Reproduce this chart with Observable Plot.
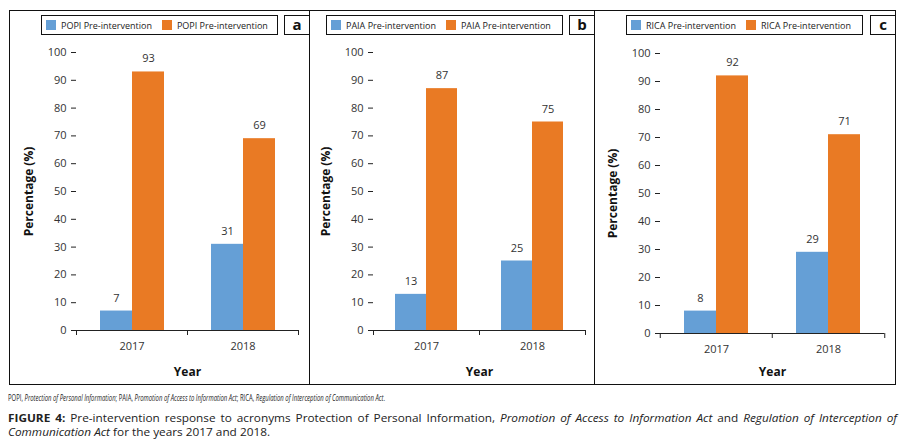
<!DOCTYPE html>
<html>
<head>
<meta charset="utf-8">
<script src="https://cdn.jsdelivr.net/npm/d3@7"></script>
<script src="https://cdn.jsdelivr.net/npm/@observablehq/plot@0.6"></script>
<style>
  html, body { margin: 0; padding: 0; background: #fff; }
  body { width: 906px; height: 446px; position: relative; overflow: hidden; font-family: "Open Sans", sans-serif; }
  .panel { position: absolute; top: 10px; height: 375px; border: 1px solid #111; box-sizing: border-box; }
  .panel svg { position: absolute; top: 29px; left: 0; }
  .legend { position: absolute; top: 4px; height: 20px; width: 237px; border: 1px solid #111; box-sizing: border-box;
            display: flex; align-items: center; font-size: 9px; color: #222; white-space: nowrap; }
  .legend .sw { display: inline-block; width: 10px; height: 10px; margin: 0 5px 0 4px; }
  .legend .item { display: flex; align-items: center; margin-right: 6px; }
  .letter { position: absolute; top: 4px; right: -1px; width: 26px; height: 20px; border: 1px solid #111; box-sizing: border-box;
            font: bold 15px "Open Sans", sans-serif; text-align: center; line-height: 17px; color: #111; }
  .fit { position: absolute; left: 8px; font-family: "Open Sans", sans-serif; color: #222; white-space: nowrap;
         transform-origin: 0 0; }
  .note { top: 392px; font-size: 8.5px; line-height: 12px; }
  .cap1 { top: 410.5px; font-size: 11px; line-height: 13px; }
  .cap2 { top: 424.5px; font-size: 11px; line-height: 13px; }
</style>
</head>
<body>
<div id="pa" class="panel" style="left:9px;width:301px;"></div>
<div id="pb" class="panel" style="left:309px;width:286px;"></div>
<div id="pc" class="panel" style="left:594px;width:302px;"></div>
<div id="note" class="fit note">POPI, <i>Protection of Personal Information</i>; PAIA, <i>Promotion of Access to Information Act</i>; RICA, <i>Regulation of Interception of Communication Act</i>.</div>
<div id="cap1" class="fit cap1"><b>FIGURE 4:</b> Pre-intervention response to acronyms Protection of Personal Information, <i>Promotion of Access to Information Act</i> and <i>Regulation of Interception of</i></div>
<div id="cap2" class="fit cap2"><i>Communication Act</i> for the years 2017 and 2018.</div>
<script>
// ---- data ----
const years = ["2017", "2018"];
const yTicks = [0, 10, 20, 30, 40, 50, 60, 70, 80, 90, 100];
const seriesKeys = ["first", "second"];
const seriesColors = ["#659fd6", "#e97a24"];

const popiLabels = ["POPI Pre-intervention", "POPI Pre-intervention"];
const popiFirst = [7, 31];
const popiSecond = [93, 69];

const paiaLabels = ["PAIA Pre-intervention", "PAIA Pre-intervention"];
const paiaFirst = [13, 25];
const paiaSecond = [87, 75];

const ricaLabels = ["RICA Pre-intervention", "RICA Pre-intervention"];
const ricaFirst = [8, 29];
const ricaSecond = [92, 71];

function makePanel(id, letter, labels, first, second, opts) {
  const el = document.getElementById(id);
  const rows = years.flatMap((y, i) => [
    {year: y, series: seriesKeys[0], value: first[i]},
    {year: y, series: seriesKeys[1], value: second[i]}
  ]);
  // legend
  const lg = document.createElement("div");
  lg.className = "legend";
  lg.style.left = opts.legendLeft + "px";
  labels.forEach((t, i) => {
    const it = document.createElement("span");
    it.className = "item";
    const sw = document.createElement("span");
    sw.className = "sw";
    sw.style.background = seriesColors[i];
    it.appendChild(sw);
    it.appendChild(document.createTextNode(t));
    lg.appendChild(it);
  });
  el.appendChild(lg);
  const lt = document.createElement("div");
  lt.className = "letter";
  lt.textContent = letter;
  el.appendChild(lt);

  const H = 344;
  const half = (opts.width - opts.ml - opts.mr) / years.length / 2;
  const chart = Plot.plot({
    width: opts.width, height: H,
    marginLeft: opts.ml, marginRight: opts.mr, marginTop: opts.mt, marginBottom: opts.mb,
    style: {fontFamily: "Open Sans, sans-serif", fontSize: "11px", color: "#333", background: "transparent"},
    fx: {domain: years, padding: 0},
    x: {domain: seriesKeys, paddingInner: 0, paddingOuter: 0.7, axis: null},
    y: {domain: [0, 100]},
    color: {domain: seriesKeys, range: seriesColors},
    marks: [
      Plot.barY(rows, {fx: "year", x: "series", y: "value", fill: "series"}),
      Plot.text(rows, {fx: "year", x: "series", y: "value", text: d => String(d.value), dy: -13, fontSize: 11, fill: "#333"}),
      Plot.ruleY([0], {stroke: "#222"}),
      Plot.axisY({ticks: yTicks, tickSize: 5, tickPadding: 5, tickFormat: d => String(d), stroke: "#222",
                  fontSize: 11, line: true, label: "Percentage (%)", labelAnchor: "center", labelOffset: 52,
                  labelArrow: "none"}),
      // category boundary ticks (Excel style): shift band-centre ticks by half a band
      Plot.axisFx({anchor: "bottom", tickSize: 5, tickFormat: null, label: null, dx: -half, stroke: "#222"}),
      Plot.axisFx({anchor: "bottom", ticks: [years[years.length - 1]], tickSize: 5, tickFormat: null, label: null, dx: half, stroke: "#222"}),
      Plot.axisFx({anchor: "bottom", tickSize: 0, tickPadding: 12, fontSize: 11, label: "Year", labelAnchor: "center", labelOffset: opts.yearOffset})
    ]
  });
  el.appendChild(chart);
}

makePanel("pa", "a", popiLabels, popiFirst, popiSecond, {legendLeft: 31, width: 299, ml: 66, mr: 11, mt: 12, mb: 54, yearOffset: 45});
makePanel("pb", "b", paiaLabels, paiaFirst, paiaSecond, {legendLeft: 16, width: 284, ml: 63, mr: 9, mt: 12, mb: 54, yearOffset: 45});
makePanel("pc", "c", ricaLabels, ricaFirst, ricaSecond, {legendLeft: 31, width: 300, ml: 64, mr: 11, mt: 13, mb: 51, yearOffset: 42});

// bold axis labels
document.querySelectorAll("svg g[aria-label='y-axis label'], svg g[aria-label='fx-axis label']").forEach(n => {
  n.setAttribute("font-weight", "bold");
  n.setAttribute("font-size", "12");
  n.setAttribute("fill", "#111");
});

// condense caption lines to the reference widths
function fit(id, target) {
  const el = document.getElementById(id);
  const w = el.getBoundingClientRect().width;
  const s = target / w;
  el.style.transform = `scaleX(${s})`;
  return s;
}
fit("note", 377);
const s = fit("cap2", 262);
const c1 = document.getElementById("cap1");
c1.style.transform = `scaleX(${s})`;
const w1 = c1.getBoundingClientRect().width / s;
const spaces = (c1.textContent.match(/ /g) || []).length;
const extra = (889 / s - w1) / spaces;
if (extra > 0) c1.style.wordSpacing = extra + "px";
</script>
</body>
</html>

» **The request**:
Skip the images and write out the rest of the listing exactly.

» **Correct output**:
Reproduce this chart with Observable Plot.
<!DOCTYPE html>
<html>
<head>
<meta charset="utf-8">
<script src="https://cdn.jsdelivr.net/npm/d3@7"></script>
<script src="https://cdn.jsdelivr.net/npm/@observablehq/plot@0.6"></script>
<style>
  html, body { margin: 0; padding: 0; background: #fff; }
  body { width: 906px; height: 446px; position: relative; overflow: hidden; font-family: "Open Sans", sans-serif; }
  .panel { position: absolute; top: 10px; height: 375px; border: 1px solid #111; box-sizing: border-box; }
  .panel svg { position: absolute; top: 29px; left: 0; }
  .legend { position: absolute; top: 4px; height: 20px; width: 237px; border: 1px solid #111; box-sizing: border-box;
            display: flex; align-items: center; font-size: 9px; color: #222; white-space: nowrap; }
  .legend .sw { display: inline-block; width: 10px; height: 10px; margin: 0 5px 0 4px; }
  .legend .item { display: flex; align-items: center; margin-right: 6px; }
  .letter { position: absolute; top: 4px; right: -1px; width: 26px; height: 20px; border: 1px solid #111; box-sizing: border-box;
            font: bold 15px "Open Sans", sans-serif; text-align: center; line-height: 17px; color: #111; }
  .fit { position: absolute; left: 8px; font-family: "Open Sans", sans-serif; color: #222; white-space: nowrap;
         transform-origin: 0 0; }
  .note { top: 392px; font-size: 8.5px; line-height: 12px; }
  .cap1 { top: 410.5px; font-size: 11px; line-height: 13px; }
  .cap2 { top: 424.5px; font-size: 11px; line-height: 13px; }
</style>
</head>
<body>
<div id="pa" class="panel" style="left:9px;width:301px;"></div>
<div id="pb" class="panel" style="left:309px;width:286px;"></div>
<div id="pc" class="panel" style="left:594px;width:302px;"></div>
<div id="note" class="fit note">POPI, <i>Protection of Personal Information</i>; PAIA, <i>Promotion of Access to Information Act</i>; RICA, <i>Regulation of Interception of Communication Act</i>.</div>
<div id="cap1" class="fit cap1"><b>FIGURE 4:</b> Pre-intervention response to acronyms Protection of Personal Information, <i>Promotion of Access to Information Act</i> and <i>Regulation of Interception of</i></div>
<div id="cap2" class="fit cap2"><i>Communication Act</i> for the years 2017 and 2018.</div>
<script>
// ---- data ----
const years = ["2017", "2018"];
const yTicks = [0, 10, 20, 30, 40, 50, 60, 70, 80, 90, 100];
const seriesKeys = ["first", "second"];
const seriesColors = ["#659fd6", "#e97a24"];

const popiLabels = ["POPI Pre-intervention", "POPI Pre-intervention"];
const popiFirst = [7, 31];
const popiSecond = [93, 69];

const paiaLabels = ["PAIA Pre-intervention", "PAIA Pre-intervention"];
const paiaFirst = [13, 25];
const paiaSecond = [87, 75];

const ricaLabels = ["RICA Pre-intervention", "RICA Pre-intervention"];
const ricaFirst = [8, 29];
const ricaSecond = [92, 71];

function makePanel(id, letter, labels, first, second, opts) {
  const el = document.getElementById(id);
  const rows = years.flatMap((y, i) => [
    {year: y, series: seriesKeys[0], value: first[i]},
    {year: y, series: seriesKeys[1], value: second[i]}
  ]);
  // legend
  const lg = document.createElement("div");
  lg.className = "legend";
  lg.style.left = opts.legendLeft + "px";
  labels.forEach((t, i) => {
    const it = document.createElement("span");
    it.className = "item";
    const sw = document.createElement("span");
    sw.className = "sw";
    sw.style.background = seriesColors[i];
    it.appendChild(sw);
    it.appendChild(document.createTextNode(t));
    lg.appendChild(it);
  });
  el.appendChild(lg);
  const lt = document.createElement("div");
  lt.className = "letter";
  lt.textContent = letter;
  el.appendChild(lt);

  const H = 344;
  const half = (opts.width - opts.ml - opts.mr) / years.length / 2;
  const chart = Plot.plot({
    width: opts.width, height: H,
    marginLeft: opts.ml, marginRight: opts.mr, marginTop: opts.mt, marginBottom: opts.mb,
    style: {fontFamily: "Open Sans, sans-serif", fontSize: "11px", color: "#333", background: "transparent"},
    fx: {domain: years, padding: 0},
    x: {domain: seriesKeys, paddingInner: 0, paddingOuter: 0.7, axis: null},
    y: {domain: [0, 100]},
    color: {domain: seriesKeys, range: seriesColors},
    marks: [
      Plot.barY(rows, {fx: "year", x: "series", y: "value", fill: "series"}),
      Plot.text(rows, {fx: "year", x: "series", y: "value", text: d => String(d.value), dy: -13, fontSize: 11, fill: "#333"}),
      Plot.ruleY([0], {stroke: "#222"}),
      Plot.axisY({ticks: yTicks, tickSize: 5, tickPadding: 5, tickFormat: d => String(d), stroke: "#222",
                  fontSize: 11, line: true, label: "Percentage (%)", labelAnchor: "center", labelOffset: 52,
                  labelArrow: "none"}),
      // category boundary ticks (Excel style): shift band-centre ticks by half a band
      Plot.axisFx({anchor: "bottom", tickSize: 5, tickFormat: null, label: null, dx: -half, stroke: "#222"}),
      Plot.axisFx({anchor: "bottom", ticks: [years[years.length - 1]], tickSize: 5, tickFormat: null, label: null, dx: half, stroke: "#222"}),
      Plot.axisFx({anchor: "bottom", tickSize: 0, tickPadding: 12, fontSize: 11, label: "Year", labelAnchor: "center", labelOffset: opts.yearOffset})
    ]
  });
  el.appendChild(chart);
}

makePanel("pa", "a", popiLabels, popiFirst, popiSecond, {legendLeft: 31, width: 299, ml: 66, mr: 11, mt: 12, mb: 54, yearOffset: 45});
makePanel("pb", "b", paiaLabels, paiaFirst, paiaSecond, {legendLeft: 16, width: 284, ml: 63, mr: 9, mt: 12, mb: 54, yearOffset: 45});
makePanel("pc", "c", ricaLabels, ricaFirst, ricaSecond, {legendLeft: 31, width: 300, ml: 64, mr: 11, mt: 13, mb: 51, yearOffset: 42});

// bold axis labels
document.querySelectorAll("svg g[aria-label='y-axis label'], svg g[aria-label='fx-axis label']").forEach(n => {
  n.setAttribute("font-weight", "bold");
  n.setAttribute("font-size", "12");
  n.setAttribute("fill", "#111");
});

// condense caption lines to the reference widths
function fit(id, target) {
  const el = document.getElementById(id);
  const w = el.getBoundingClientRect().width;
  const s = target / w;
  el.style.transform = `scaleX(${s})`;
  return s;
}
fit("note", 377);
const s = fit("cap2", 262);
const c1 = document.getElementById("cap1");
c1.style.transform = `scaleX(${s})`;
const w1 = c1.getBoundingClientRect().width / s;
const spaces = (c1.textContent.match(/ /g) || []).length;
const extra = (889 / s - w1) / spaces;
if (extra > 0) c1.style.wordSpacing = extra + "px";
</script>
</body>
</html>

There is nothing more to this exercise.